Information provided

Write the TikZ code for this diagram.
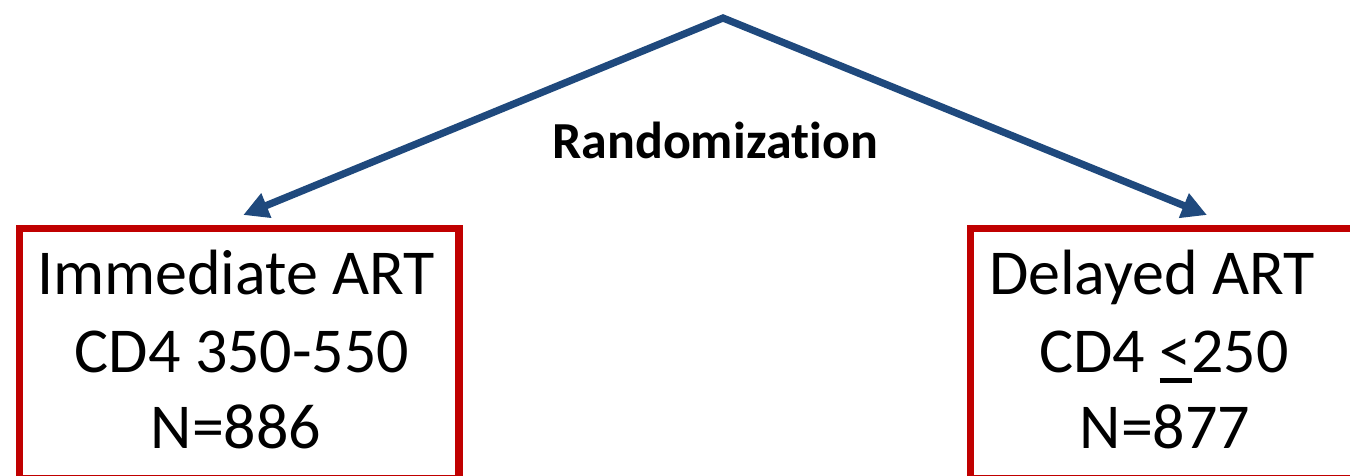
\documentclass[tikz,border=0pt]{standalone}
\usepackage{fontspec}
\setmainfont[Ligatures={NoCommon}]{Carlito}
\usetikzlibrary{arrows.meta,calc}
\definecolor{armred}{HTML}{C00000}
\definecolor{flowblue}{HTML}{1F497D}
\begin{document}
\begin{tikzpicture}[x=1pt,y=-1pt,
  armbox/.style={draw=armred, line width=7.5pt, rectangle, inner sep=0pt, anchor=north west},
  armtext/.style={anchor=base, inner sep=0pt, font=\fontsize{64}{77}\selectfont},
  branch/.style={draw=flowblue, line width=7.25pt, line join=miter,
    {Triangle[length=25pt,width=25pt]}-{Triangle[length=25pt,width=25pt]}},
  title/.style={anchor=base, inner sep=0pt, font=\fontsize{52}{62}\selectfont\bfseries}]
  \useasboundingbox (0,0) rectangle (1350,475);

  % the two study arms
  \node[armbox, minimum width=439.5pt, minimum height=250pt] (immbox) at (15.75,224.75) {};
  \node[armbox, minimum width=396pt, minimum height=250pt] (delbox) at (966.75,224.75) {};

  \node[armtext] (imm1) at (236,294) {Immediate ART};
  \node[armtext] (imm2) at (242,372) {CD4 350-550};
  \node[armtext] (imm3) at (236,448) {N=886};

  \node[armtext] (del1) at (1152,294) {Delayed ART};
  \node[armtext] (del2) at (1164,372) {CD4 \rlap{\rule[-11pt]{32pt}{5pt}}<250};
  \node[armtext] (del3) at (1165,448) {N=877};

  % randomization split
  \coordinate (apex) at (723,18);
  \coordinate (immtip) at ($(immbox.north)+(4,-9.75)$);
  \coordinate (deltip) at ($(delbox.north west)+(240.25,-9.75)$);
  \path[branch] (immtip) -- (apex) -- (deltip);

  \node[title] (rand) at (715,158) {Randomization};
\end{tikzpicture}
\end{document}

Work instructions
Write out an exact copy of the listing, first line through the line containing "minimum width=396pt, minimum", with the pictures left out.

Expected answer
Write the TikZ code for this diagram.
\documentclass[tikz,border=0pt]{standalone}
\usepackage{fontspec}
\setmainfont[Ligatures={NoCommon}]{Carlito}
\usetikzlibrary{arrows.meta,calc}
\definecolor{armred}{HTML}{C00000}
\definecolor{flowblue}{HTML}{1F497D}
\begin{document}
\begin{tikzpicture}[x=1pt,y=-1pt,
  armbox/.style={draw=armred, line width=7.5pt, rectangle, inner sep=0pt, anchor=north west},
  armtext/.style={anchor=base, inner sep=0pt, font=\fontsize{64}{77}\selectfont},
  branch/.style={draw=flowblue, line width=7.25pt, line join=miter,
    {Triangle[length=25pt,width=25pt]}-{Triangle[length=25pt,width=25pt]}},
  title/.style={anchor=base, inner sep=0pt, font=\fontsize{52}{62}\selectfont\bfseries}]
  \useasboundingbox (0,0) rectangle (1350,475);

  % the two study arms
  \node[armbox, minimum width=439.5pt, minimum height=250pt] (immbox) at (15.75,224.75) {};
  \node[armbox, minimum width=396pt, minimum height=250pt] (delbox) at (966.75,224.75) {};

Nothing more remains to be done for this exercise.